## [Raw data]
┌──
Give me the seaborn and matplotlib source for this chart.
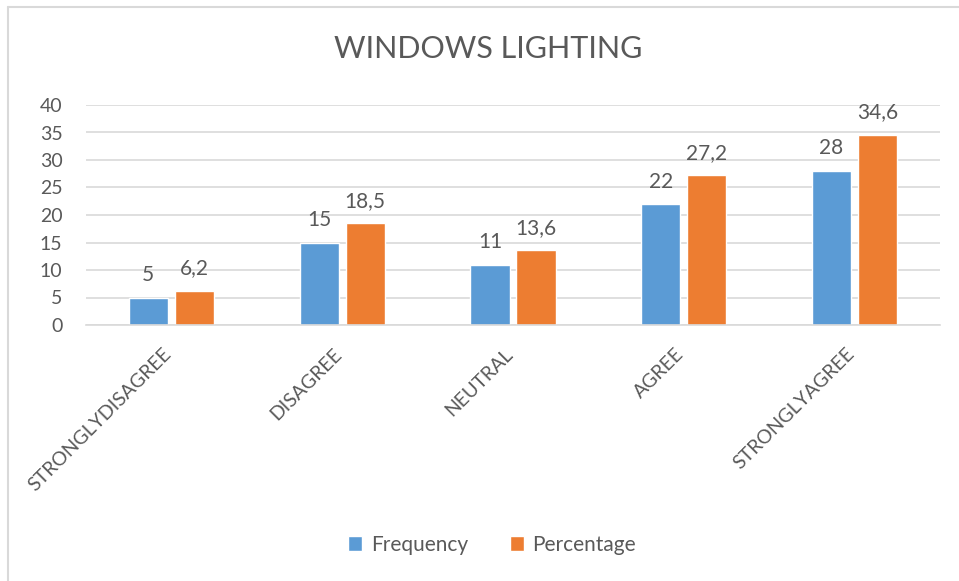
import matplotlib
matplotlib.use("Agg")
import matplotlib.pyplot as plt
import matplotlib.transforms as mtransforms
from matplotlib.lines import Line2D
import seaborn as sns
import pandas as pd

categories = ["STRONGLYDISAGREE", "DISAGREE", "NEUTRAL", "AGREE", "STRONGLYAGREE"]
frequency = [5, 15, 11, 22, 28]
percentage = [6.2, 18.5, 13.6, 27.2, 34.6]
series_names = ["Frequency", "Percentage"]
y_ticks = [0, 5, 10, 15, 20, 25, 30, 35, 40]

BLUE = "#5B9BD5"
ORANGE = "#ED7D31"
TEXT = "#595959"
GRID = "#D9D9D9"

df = pd.DataFrame({
    "category": categories * 2,
    "value": frequency + percentage,
    "series": [series_names[0]] * len(categories) + [series_names[1]] * len(categories),
})

sns.set_theme(style="white")
plt.rcParams["font.family"] = ["Lato", "DejaVu Sans"]

W, H = 959, 581
fig = plt.figure(figsize=(W / 100, H / 100), dpi=100)
ax = fig.add_axes([86 / W, 1 - 325 / H, (940 - 86) / W, (325 - 105) / H])

sns.barplot(data=df, x="category", y="value", hue="series",
            palette=[BLUE, ORANGE], saturation=1, width=0.54, gap=0.15,
            order=categories, hue_order=series_names, ax=ax, legend=True)

ax.set_ylim(0, 40)
ax.set_xlim(-0.5, len(categories) - 0.5)
ax.set_yticks(y_ticks)
ax.set_xlabel("")
ax.set_ylabel("")
ax.yaxis.grid(True, color=GRID, linewidth=1.2)
ax.set_axisbelow(True)
for s in ["top", "right", "left"]:
    ax.spines[s].set_visible(False)
ax.spines["bottom"].set_color(GRID)
ax.spines["bottom"].set_linewidth(1.2)

ax.tick_params(axis="y", length=0, pad=17, labelsize=14, labelcolor=TEXT)
ax.tick_params(axis="x", length=0, pad=0, labelsize=14, labelcolor=TEXT)
ax.set_xticks(range(len(categories)))
ax.set_xticklabels(categories, rotation=45, ha="right", rotation_mode="anchor")
offset = mtransforms.ScaledTranslation(-3 / 100, -26 / 100, fig.dpi_scale_trans)
for lbl in ax.get_xticklabels():
    lbl.set_va("center")
    lbl.set_transform(lbl.get_transform() + offset)

for cont in ax.containers:
    vals = [b.get_height() for b in cont]
    ax.bar_label(cont, labels=[f"{v:g}".replace(".", ",") for v in vals],
                 padding=9, fontsize=15, color=TEXT)

handles, labels = ax.get_legend_handles_labels()
ax.get_legend().remove()
fig.legend(handles, labels, loc="center", bbox_to_anchor=(492 / W, 1 - 545 / H),
           ncol=2, frameon=False, fontsize=15, labelcolor=TEXT,
           handlelength=0.7, handleheight=0.7, handletextpad=0.4, columnspacing=2.0)

fig.text(488 / W, 1 - 49 / H, "WINDOWS LIGHTING", ha="center", va="center",
         fontsize=22, color=TEXT)

fig.add_artist(Line2D([8 / W, 8 / W], [0, 1 - 7 / H], transform=fig.transFigure,
                      color=GRID, linewidth=1.5))
fig.add_artist(Line2D([8 / W, 1], [1 - 7 / H, 1 - 7 / H], transform=fig.transFigure,
                      color=GRID, linewidth=1.5))

fig.savefig("out.png", dpi=100, facecolor="white")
└──
## [Do this]
Using the listing above, show every line that includes the string "matplotlib".

## [Result of this task]
Give me the seaborn and matplotlib source for this chart.
import matplotlib
matplotlib.use("Agg")
import matplotlib.pyplot as plt
import matplotlib.transforms as mtransforms
from matplotlib.lines import Line2D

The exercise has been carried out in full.